Using Dan Klecko as a once-in-a-while pass catcher? Er, sure. Lining up Hank Baskett as a tight end and running him out of that spot in the formation? If you think it works.
How about adapting some of the things the NFL is using these days and having DeSean Jackson line up and take a direct snap in the red zone? That would be sweet!
The Eagles have never been afraid to have some unconventional thoughts offensively. This is a time to really go for broke in the red zone. It has to make sense, sure, but the Eagles have to be aggressive and create some things for defenses to think about in the red zone.
5. Don't Give Up On The Fade
I know that the next time the Eagles have the ball at the 3-yard line and Baskett is lined up on the left side of the formation, Eagles fans are going to expect to see the fade route thrown from McNabb to Baskett, as they saw in San Francisco. I think having that threat is a great thing for the offense, because the defenses now how to account for that throw.

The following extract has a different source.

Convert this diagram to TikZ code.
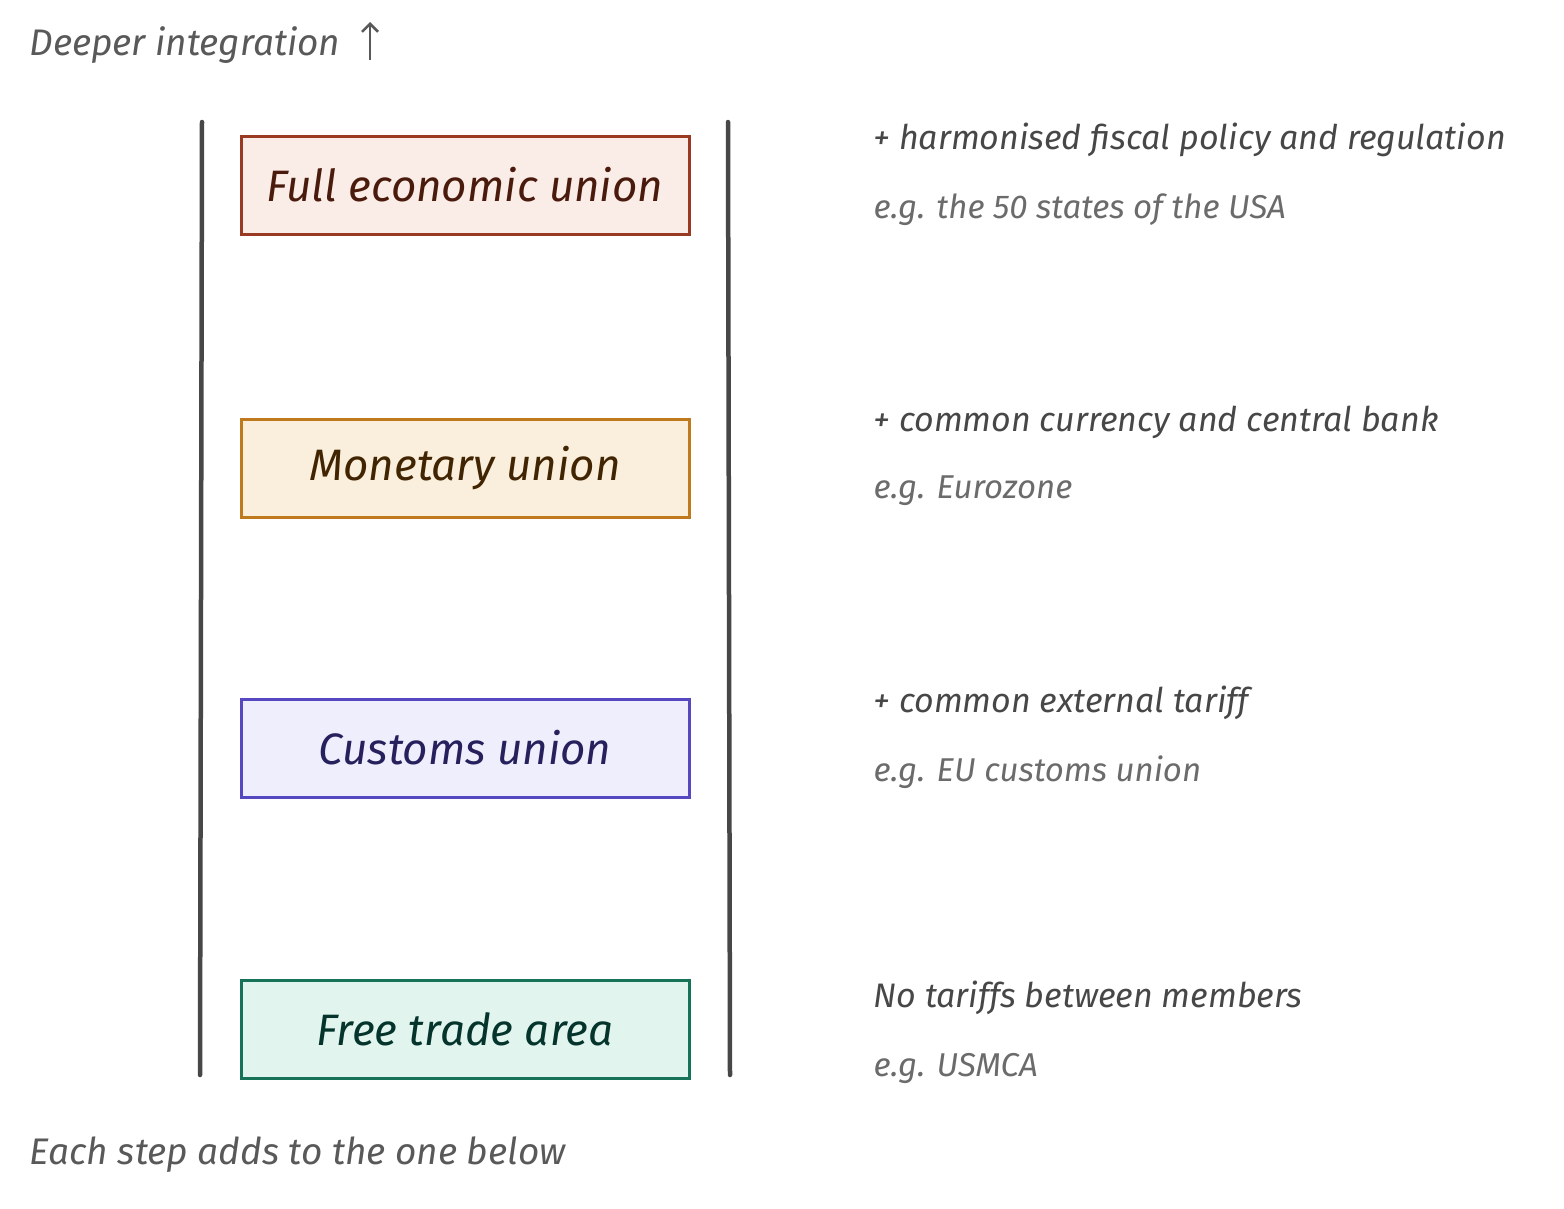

It isn't going to happen every time, but the Eagles still need to have the fade route remain part of the offensive game plan. They need to keep working on it in practice and take it when them to game situations and *be ready *to have faith in the play again.
Is Baskett the only candidate as a receiver on the play? That is something to consider, and I'm sure the Eagles have done so. McNabb needs to believe in his ability to make the throw, because he has already given the cornerbacks the Eagles are going to face something to think long and hard about.
Keep the fade around. Use it every once in a while. Keep the defense thinking about it. And watch how much opens up for Baskett now that every cornerback he faces knows is likely to expect a fade route coming in the corner of the end zone.